Il en aura fallu du temps. Patienter de longues semaines pour enfin découvrir cette version longue de The Counselor, film ultra décrié à sa sortie, et qui durait d’ailleurs 25 minutes de moins que celle qui m’a été proposé de voir. Et bordel, ça valait le coup d’attendre.
Je n’ai pas eu la chance de le voir en salles, mais même sans l’avoir vu, je peux quasiment assurer qu’il y a un sérieux problème avec la version ciné. Pourquoi une si mauvais réception, franchement ? Dans tous les cas je suis pressé de découvrir ce qui manquait en salles, car autant dire que dans cette mouture toute fraiche, rien n’est en trop, tout se tient, et c’est un véritable bonheur d’écriture et de mise en scène.

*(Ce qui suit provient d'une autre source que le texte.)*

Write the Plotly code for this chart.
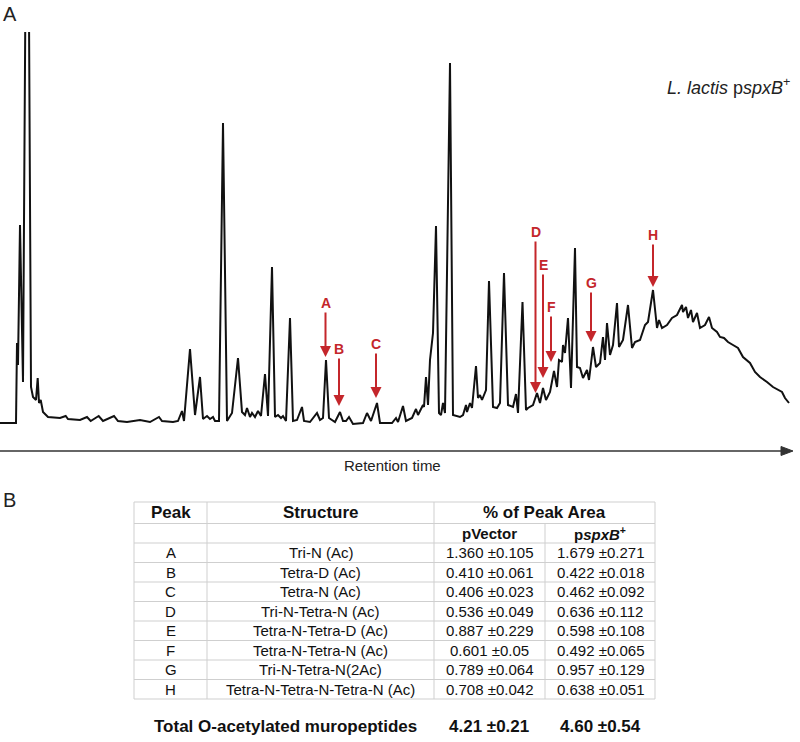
import plotly.graph_objects as go

# ---------------- data ----------------
# chromatogram (retention in arbitrary units, detector signal in arbitrary units)
retention = [0, 16, 17, 18, 20, 23, 27.3, 31, 33, 36, 37.7, 39, 40.7, 43, 48, 60, 65.7, 68, 80, 87, 90.7,
             98.7, 103, 114, 118, 127, 140, 150, 159, 162, 173, 178, 182, 184, 190, 195, 200, 203, 207,
             210, 213, 215, 219, 223, 227, 232, 238, 242, 245, 247, 250, 252, 255, 258, 261, 265, 268,
             272, 275, 278, 281, 283, 286, 290, 293, 297, 302, 304, 310, 317, 320, 323, 326, 329, 335,
             340, 343, 346, 349, 353, 363, 367, 371, 377, 380, 392, 396, 398, 403, 406, 412, 416, 418,
             423, 424, 426, 428, 430, 433, 436, 439, 441, 443, 445, 450, 453, 460, 463, 466, 467, 470,
             472, 476, 478, 480, 482, 486, 489, 493, 497, 500, 504, 508, 513, 516, 518, 522.5, 526, 528,
             533, 537, 540, 543, 546, 550, 554, 557, 559, 562, 563, 565, 568, 571, 575, 577, 580, 583,
             587, 589, 593, 596, 600, 603, 605, 607, 610, 613, 617, 619, 623, 628, 632, 635, 640, 645,
             648, 653, 657, 659, 662, 667, 672, 677, 682, 683, 686, 688, 691, 693, 697, 700, 705, 709,
             712, 717, 720, 724, 728, 733, 738, 743, 750, 755, 760, 767, 773, 782, 785, 789]
signal = [0, 0, 80, 58, 198, 41, 723, 36, 26, 23, 45, 20, 23, 11, 6, 5, 7, 4, 3, 6, 2,
          7, 2, 7, 2, 1, 3, 1, 6, 2, 1, 2, 12, 2, 74, 8, 46, 4, 7,
          4, 6, 2, 2, 300, 2, 10, 65, 11, 8, 15, 6, 10, 6, 12, 7, 49, 7,
          156, 6, 8, 5, 7, 2, 105, 2, 3, 16, 2, 1, 10, 3, 5, 63, 5, 1,
          11, 2, 2, 6, -1, 0, 10, 2, 20, 0, 0, 5, 1, 17, 2, 5, 14, 8,
          18, 16, 46, 18, 63, 90, 197, 10, 8, 20, 10, 360, 8, 6, 8, 18, 11, 20,
          15, 57, 25, 28, 23, 33, 142, 16, 15, 20, 150, 18, 16, 29, 10, 121, 13, 15,
          18, 30, 20, 35, 23, 31, 52, 36, 63, 61, 78, 70, 105, 35, 175, 56, 55, 45,
          53, 43, 76, 56, 60, 86, 63, 100, 68, 78, 120, 76, 83, 118, 75, 81, 83, 98,
          101, 133, 95, 103, 95, 98, 105, 108, 118, 111, 116, 105, 113, 101, 110, 95, 98, 106,
          95, 91, 86, 85, 81, 78, 75, 66, 60, 51, 46, 41, 36, 31, 25, 20]

peak_ids = ["A", "B", "C", "D", "E", "F", "G", "H"]
peak_retention = [325.5, 339, 376, 535.5, 543, 551, 591, 653]
structures = ["Tri-N (Ac)", "Tetra-D (Ac)", "Tetra-N (Ac)", "Tri-N-Tetra-N (Ac)",
              "Tetra-N-Tetra-D (Ac)", "Tetra-N-Tetra-N (Ac)", "Tri-N-Tetra-N(2Ac)",
              "Tetra-N-Tetra-N-Tetra-N (Ac)"]
pvector = ["1.360 ±0.105", "0.410 ±0.061", "0.406 ±0.023", "0.536 ±0.049",
           "0.887 ±0.229", "0.601 ±0.05", "0.789 ±0.064", "0.708 ±0.042"]
pspxb = ["1.679 ±0.271", "0.422 ±0.018", "0.462 ±0.092", "0.636 ±0.112",
         "0.598 ±0.108", "0.492 ±0.065", "0.957 ±0.129", "0.638 ±0.051"]
total_label = "Total O-acetylated muropeptides"
total_pvector = "4.21 ±0.21"
total_pspxb = "4.60 ±0.54"

# ---------------- layout helpers ----------------
W, H = 800, 742
FONT = "Liberation Sans, Arial, sans-serif"
RED = "#c4262b"
BASE_PX = 423          # pixel row of zero signal
Y_TOP_PX, Y_BOT_PX = 32, 430


def px(x):
    return x / W


def py(y):
    return 1 - y / H


fig = go.Figure()
fig.add_trace(go.Scatter(x=retention, y=signal, mode="lines",
                         line=dict(color="#111111", width=2), hoverinfo="skip"))

fig.update_layout(
    width=W, height=H, autosize=False,
    margin=dict(l=0, r=0, t=0, b=0, pad=0),
    paper_bgcolor="white", plot_bgcolor="white", showlegend=False,
    xaxis=dict(range=[0, W], domain=[0, 1], visible=False),
    yaxis=dict(range=[BASE_PX - Y_BOT_PX, BASE_PX - Y_TOP_PX],
               domain=[py(Y_BOT_PX), py(Y_TOP_PX)], visible=False),
)

ann = []
shapes = []
# peak arrows: (tip pixel row, label pixel row)
arrow_geom = {"A": (357, 303), "B": (406, 349), "C": (398, 344), "D": (393, 232),
              "E": (378, 265), "F": (362, 307), "G": (342, 283), "H": (287, 235)}
for pid, xr in zip(peak_ids, peak_retention):
    tip, lab = arrow_geom[pid]
    ann.append(dict(x=xr, y=BASE_PX - tip, xref="x", yref="y", text="<b>%s</b>" % pid,
                    showarrow=True, axref="pixel", ayref="pixel", ax=0, ay=lab - tip,
                    arrowhead=2, arrowsize=1.1, arrowwidth=2, arrowcolor=RED, standoff=0,
                    font=dict(family=FONT, size=14, color=RED)))

# panel labels and titles
ann.append(dict(x=px(10), y=py(14), xref="paper", yref="paper", text="A", showarrow=False,
                font=dict(family=FONT, size=20, color="#222"), xanchor="center", yanchor="middle"))
ann.append(dict(x=px(9), y=py(500), xref="paper", yref="paper", text="B", showarrow=False,
                font=dict(family=FONT, size=20, color="#222"), xanchor="center", yanchor="middle"))
ann.append(dict(x=px(792), y=py(87), xref="paper", yref="paper",
                text="<i>L. lactis</i> p<i>spxB</i><sup>+</sup>", showarrow=False,
                font=dict(family=FONT, size=18, color="#222"), xanchor="right", yanchor="middle"))

# retention time axis arrow (line + filled head)
shapes.append(dict(type="line", xref="paper", yref="paper", x0=0, x1=px(784),
                   y0=py(451), y1=py(451), line=dict(color="#333", width=1.5)))
shapes.append(dict(type="path", xref="paper", yref="paper",
                   path="M %f,%f L %f,%f L %f,%f Z" % (px(781), py(446.5), px(793), py(451),
                                                         px(781), py(455.5)),
                   fillcolor="#333", line=dict(color="#333", width=1)))
ann.append(dict(x=px(392), y=py(465), xref="paper", yref="paper", text="Retention time",
                showarrow=False, font=dict(family=FONT, size=15, color="#222"),
                xanchor="center", yanchor="middle"))

# ---------------- table ----------------
col_x = [134, 207, 434, 545, 655]
top, h1, h2 = 502, 523.5, 543
row_h = 19.5
rows_y = [h2 + row_h * i for i in range(len(peak_ids) + 1)]
bottom = rows_y[-1]
grid = "#cfcfcf"
for y in [top, h1] + rows_y:
    shapes.append(dict(type="line", xref="paper", yref="paper", x0=px(col_x[0]), x1=px(col_x[-1]),
                       y0=py(y), y1=py(y), line=dict(color=grid, width=1)))
for x in [col_x[0], col_x[1], col_x[2], col_x[4]]:
    shapes.append(dict(type="line", xref="paper", yref="paper", x0=px(x), x1=px(x),
                       y0=py(top), y1=py(bottom), line=dict(color=grid, width=1)))
shapes.append(dict(type="line", xref="paper", yref="paper", x0=px(col_x[3]), x1=px(col_x[3]),
                   y0=py(h1), y1=py(bottom), line=dict(color=grid, width=1)))

cc = [(col_x[i] + col_x[i + 1]) / 2 for i in range(4)]
TXT = "#111"


def cell(x, y, text, size=15, bold=False):
    t = "<b>%s</b>" % text if bold else text
    ann.append(dict(x=px(x), y=py(y), xref="paper", yref="paper", text=t, showarrow=False,
                    font=dict(family=FONT, size=size, color=TXT), xanchor="center", yanchor="middle"))


yh1 = (top + h1) / 2
yh2 = (h1 + h2) / 2
cell(cc[0], yh1, "Peak", 17, True)
cell(cc[1], yh1, "Structure", 17, True)
cell((col_x[2] + col_x[4]) / 2, yh1, "% of Peak Area", 17, True)
cell(cc[2], yh2, "pVector", 15, True)
cell(cc[3], yh2, "p<i>spxB</i><sup>+</sup>", 15, True)
for i, pid in enumerate(peak_ids):
    yc = (rows_y[i] + rows_y[i + 1]) / 2
    cell(cc[0], yc, pid)
    cell(cc[1], yc, structures[i])
    cell(cc[2], yc, pvector[i])
    cell(cc[3], yc, pspxb[i])

y_tot = 726
cell(285, y_tot, total_label, 17, True)
cell(cc[2], y_tot, total_pvector, 17, True)
cell(cc[3], y_tot, total_pspxb, 17, True)

fig.update_layout(annotations=ann, shapes=shapes)
fig.write_html("out.html", config={"displayModeBar": False, "staticPlot": True},
               post_script="document.body.style.margin='0';document.body.style.padding='0';")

Comme prévu, on a à faire à un exercice de style de Sir Ridley Scott. The Counselor est tout de même un film très particulier et pas très accessible. Disons qu’il faut être disposé à le voir et qu’il faut savoir un minimum à quoi s’attendre : il va falloir être patient et attentif.
Bref, le film commence avec une scène particulièrement torride qui donne le ton : ça va être délicat, malin et jouissif. Dans le rôle principal, Fassbender, avocat qui décide d’aller voir si l’herbe est plus verte du côté des cartels, et qui va bien s’en méprendre. On vit clairement le film à travers son personnage, prenant tantôt le rôle du businessman à la gestion futée, tantôt celui du mec qui ne sait pas trop encore où il met les pattes. En gros, il a le cul entre deux chaises, et chacun de ses dialogues avec les personnages qu’il va rencontrer vont le mettre dans la position du dominateur ou bien du dominé.
La quasi-totalité du film est constituée de face-à-face verbaux mettant en scène différents types de personnages. Alors si Fassbender navigue en eau trouble, on peut clairement remarquer que Cruz, qui n’est autre que sa future femme, symbolise l’innocence. La sulfureuse Diaz est l’incarnation du diable, et Bardem, l’homologue de Fassbender, pourrait être considéré comme le mec un peu trop sûr de lui. Reste Pitt qui semble être bien au dessus de tout ça et ayant toujours un plan de rechange. En définitive, quelque soit l’identité des personnages qui discutent (car oui, c’est un film où ça blablate plutôt pas mal), il est toujours possible d’analyser les enjeux de l’histoire. On retrouve une espèce d’opposition bien/mal permanente avec Fassbender au milieu de tout ça.
L’intrigue principale en elle-même n’est pas originale pour un sou (une histoire de cartel) mais à l’honneur de servir le message de Cormac McCarty qui nous confirme après No Country for Old Men sa vision pessimiste sur le monde dans lequel nous vivons. McCarthy dépeint un monde où il n’y a pas de confiance entre les hommes, et où ils se battent tous individuellement pour la gloire et l’argent, et qu’ils courent à leur perte.
Le traitement de ces thématiques sur les relations sociales et politiques est très proche du film des frères Coen sorti en 2008. Alors pourquoi décrier ce film ? Dans cette version longue, il faut certes s’accrocher, mais tout se tient et il suffit d’être patient et attentif. Autant Scott a pu faire des films bien en dessous de ce qu’on est en droit d’attendre de lui, autant The Counselor est probablement l’une de ses plus grandes réussites. Visuellement, c’est un pur bonheur, la photo est vraiment exquise. La direction d’acteurs est parfaite, et il faut même dire que le Sir s’est permis quelques petits plaisirs ici et là, et ça fait plaisir à voir. Puis il y a quand même un sacré lot de punchlines bien savoureuses et de situations absurdes pour notre plus grand plaisir.
L’équilibre est à mon sens parfait. L’un des meilleurs films de 2013 avec Django, le Loup de Wall St, Mud, et Only God Forgives.